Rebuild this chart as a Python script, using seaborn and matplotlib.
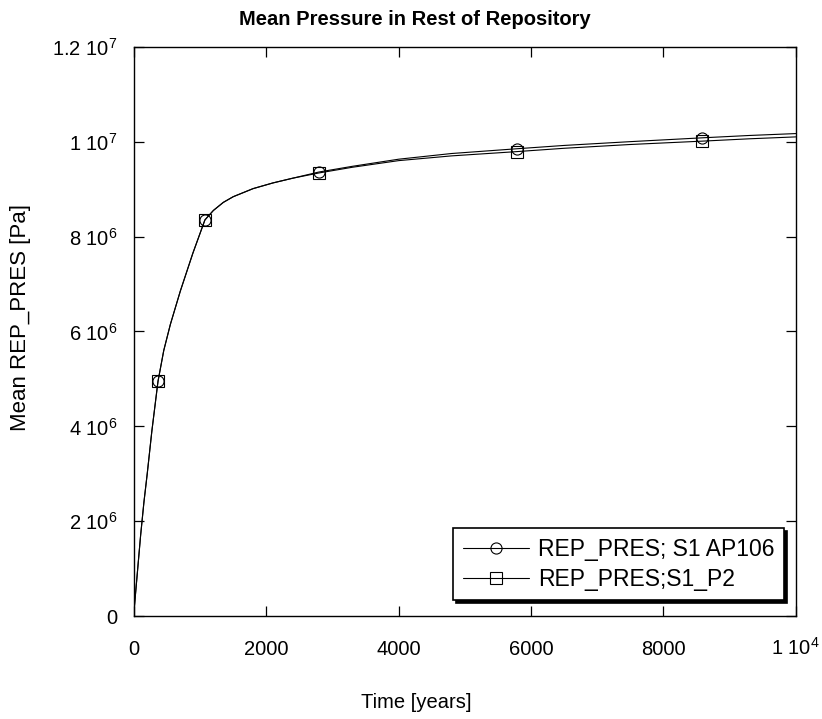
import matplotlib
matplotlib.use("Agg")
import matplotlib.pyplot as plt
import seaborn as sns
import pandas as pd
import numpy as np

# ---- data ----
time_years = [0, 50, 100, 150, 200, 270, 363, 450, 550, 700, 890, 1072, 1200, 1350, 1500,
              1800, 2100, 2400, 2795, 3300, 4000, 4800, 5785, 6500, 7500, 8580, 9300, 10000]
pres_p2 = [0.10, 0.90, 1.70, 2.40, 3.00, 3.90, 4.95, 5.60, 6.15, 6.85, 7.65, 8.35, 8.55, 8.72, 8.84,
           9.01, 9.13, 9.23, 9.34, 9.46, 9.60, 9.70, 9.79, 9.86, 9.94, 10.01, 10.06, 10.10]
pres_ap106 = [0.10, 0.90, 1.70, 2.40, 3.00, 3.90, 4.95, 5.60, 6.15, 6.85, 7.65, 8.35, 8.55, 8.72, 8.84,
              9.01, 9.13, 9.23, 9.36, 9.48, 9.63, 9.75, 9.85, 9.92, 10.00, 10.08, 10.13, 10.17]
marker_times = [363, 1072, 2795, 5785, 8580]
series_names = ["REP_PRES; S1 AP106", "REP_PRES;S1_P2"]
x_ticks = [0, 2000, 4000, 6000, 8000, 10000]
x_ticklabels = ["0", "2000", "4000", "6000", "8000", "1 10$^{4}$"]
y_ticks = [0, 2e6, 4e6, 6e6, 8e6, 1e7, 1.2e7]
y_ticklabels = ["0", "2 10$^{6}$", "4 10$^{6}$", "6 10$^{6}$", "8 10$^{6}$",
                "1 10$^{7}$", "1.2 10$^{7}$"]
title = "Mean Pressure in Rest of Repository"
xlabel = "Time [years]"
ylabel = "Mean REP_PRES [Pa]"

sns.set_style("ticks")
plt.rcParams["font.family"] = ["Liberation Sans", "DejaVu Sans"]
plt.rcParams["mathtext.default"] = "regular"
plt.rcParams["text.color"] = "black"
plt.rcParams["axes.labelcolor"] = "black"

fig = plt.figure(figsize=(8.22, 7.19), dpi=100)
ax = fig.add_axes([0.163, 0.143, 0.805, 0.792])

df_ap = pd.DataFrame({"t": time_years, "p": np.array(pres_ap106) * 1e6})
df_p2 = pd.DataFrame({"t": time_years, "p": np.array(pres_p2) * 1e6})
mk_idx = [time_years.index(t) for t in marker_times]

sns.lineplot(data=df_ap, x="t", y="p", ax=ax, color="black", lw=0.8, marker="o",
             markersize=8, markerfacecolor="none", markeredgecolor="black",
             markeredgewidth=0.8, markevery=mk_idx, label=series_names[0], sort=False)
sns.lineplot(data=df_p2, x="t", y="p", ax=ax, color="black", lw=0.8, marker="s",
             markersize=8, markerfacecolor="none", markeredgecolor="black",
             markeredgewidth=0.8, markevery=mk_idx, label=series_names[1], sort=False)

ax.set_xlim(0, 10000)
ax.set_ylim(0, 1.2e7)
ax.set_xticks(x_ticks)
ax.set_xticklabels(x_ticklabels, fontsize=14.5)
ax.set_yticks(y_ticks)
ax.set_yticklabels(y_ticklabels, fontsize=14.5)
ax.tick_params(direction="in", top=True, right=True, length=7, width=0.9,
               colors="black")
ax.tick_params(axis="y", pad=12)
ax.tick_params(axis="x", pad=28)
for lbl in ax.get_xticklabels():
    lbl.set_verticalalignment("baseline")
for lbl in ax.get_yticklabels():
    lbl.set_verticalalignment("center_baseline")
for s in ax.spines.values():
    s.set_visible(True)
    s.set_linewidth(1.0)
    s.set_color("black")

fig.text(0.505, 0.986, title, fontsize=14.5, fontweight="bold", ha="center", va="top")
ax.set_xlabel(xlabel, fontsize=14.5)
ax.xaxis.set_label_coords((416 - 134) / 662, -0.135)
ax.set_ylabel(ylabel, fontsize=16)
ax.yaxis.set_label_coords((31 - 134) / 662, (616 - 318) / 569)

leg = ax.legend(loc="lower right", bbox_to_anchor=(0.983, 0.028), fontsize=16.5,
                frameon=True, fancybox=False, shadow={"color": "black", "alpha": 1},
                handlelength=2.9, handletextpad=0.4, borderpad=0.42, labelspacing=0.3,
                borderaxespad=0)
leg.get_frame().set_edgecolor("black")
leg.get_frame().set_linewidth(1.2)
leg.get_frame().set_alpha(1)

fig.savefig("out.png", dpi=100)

************

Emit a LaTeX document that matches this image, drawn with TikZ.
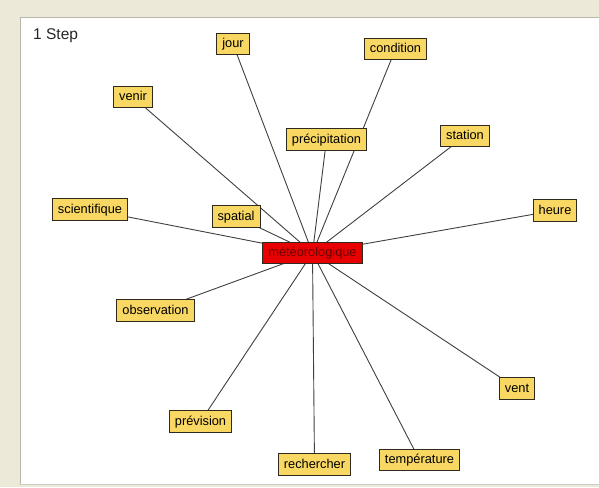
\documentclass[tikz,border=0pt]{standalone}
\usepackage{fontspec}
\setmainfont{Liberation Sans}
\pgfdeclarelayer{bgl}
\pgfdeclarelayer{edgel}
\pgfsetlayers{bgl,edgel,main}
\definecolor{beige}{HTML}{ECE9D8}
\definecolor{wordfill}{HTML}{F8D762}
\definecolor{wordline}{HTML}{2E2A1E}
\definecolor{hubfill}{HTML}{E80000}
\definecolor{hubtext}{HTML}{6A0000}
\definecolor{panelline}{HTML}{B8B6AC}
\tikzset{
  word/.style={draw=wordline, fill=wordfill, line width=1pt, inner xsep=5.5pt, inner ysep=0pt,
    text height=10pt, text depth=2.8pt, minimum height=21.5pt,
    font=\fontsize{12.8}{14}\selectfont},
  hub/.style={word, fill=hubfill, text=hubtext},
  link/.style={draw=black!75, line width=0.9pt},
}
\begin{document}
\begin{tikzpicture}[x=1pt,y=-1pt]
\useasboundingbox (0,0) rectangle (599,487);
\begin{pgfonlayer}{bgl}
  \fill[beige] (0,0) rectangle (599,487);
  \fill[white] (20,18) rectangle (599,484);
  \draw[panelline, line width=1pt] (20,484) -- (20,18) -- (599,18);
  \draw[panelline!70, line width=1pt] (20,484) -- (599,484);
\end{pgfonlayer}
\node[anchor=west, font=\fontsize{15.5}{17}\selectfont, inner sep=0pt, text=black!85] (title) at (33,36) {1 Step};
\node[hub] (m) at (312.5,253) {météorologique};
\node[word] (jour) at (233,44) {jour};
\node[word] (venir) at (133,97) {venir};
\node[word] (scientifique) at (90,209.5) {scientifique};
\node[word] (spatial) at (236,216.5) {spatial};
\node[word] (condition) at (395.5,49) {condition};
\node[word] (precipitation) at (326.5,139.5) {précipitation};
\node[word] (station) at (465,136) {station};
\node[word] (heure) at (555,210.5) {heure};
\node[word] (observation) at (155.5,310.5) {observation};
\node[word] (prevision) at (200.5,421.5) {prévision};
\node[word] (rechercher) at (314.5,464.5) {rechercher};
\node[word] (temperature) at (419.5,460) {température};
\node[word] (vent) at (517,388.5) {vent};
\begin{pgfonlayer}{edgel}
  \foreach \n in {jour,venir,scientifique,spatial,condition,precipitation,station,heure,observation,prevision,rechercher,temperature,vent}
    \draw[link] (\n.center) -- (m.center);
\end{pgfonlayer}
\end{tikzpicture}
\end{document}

************

* **What is expected**
Your first line is the one with "Rebuild this chart", and your last is the one with "ax = fig.add_axes([0.163, 0.143, 0.805, 0.792])". Copy those and every line between them exactly, without any pictures.

* **Full solution**
Rebuild this chart as a Python script, using seaborn and matplotlib.
import matplotlib
matplotlib.use("Agg")
import matplotlib.pyplot as plt
import seaborn as sns
import pandas as pd
import numpy as np

# ---- data ----
time_years = [0, 50, 100, 150, 200, 270, 363, 450, 550, 700, 890, 1072, 1200, 1350, 1500,
              1800, 2100, 2400, 2795, 3300, 4000, 4800, 5785, 6500, 7500, 8580, 9300, 10000]
pres_p2 = [0.10, 0.90, 1.70, 2.40, 3.00, 3.90, 4.95, 5.60, 6.15, 6.85, 7.65, 8.35, 8.55, 8.72, 8.84,
           9.01, 9.13, 9.23, 9.34, 9.46, 9.60, 9.70, 9.79, 9.86, 9.94, 10.01, 10.06, 10.10]
pres_ap106 = [0.10, 0.90, 1.70, 2.40, 3.00, 3.90, 4.95, 5.60, 6.15, 6.85, 7.65, 8.35, 8.55, 8.72, 8.84,
              9.01, 9.13, 9.23, 9.36, 9.48, 9.63, 9.75, 9.85, 9.92, 10.00, 10.08, 10.13, 10.17]
marker_times = [363, 1072, 2795, 5785, 8580]
series_names = ["REP_PRES; S1 AP106", "REP_PRES;S1_P2"]
x_ticks = [0, 2000, 4000, 6000, 8000, 10000]
x_ticklabels = ["0", "2000", "4000", "6000", "8000", "1 10$^{4}$"]
y_ticks = [0, 2e6, 4e6, 6e6, 8e6, 1e7, 1.2e7]
y_ticklabels = ["0", "2 10$^{6}$", "4 10$^{6}$", "6 10$^{6}$", "8 10$^{6}$",
                "1 10$^{7}$", "1.2 10$^{7}$"]
title = "Mean Pressure in Rest of Repository"
xlabel = "Time [years]"
ylabel = "Mean REP_PRES [Pa]"

sns.set_style("ticks")
plt.rcParams["font.family"] = ["Liberation Sans", "DejaVu Sans"]
plt.rcParams["mathtext.default"] = "regular"
plt.rcParams["text.color"] = "black"
plt.rcParams["axes.labelcolor"] = "black"

fig = plt.figure(figsize=(8.22, 7.19), dpi=100)
ax = fig.add_axes([0.163, 0.143, 0.805, 0.792])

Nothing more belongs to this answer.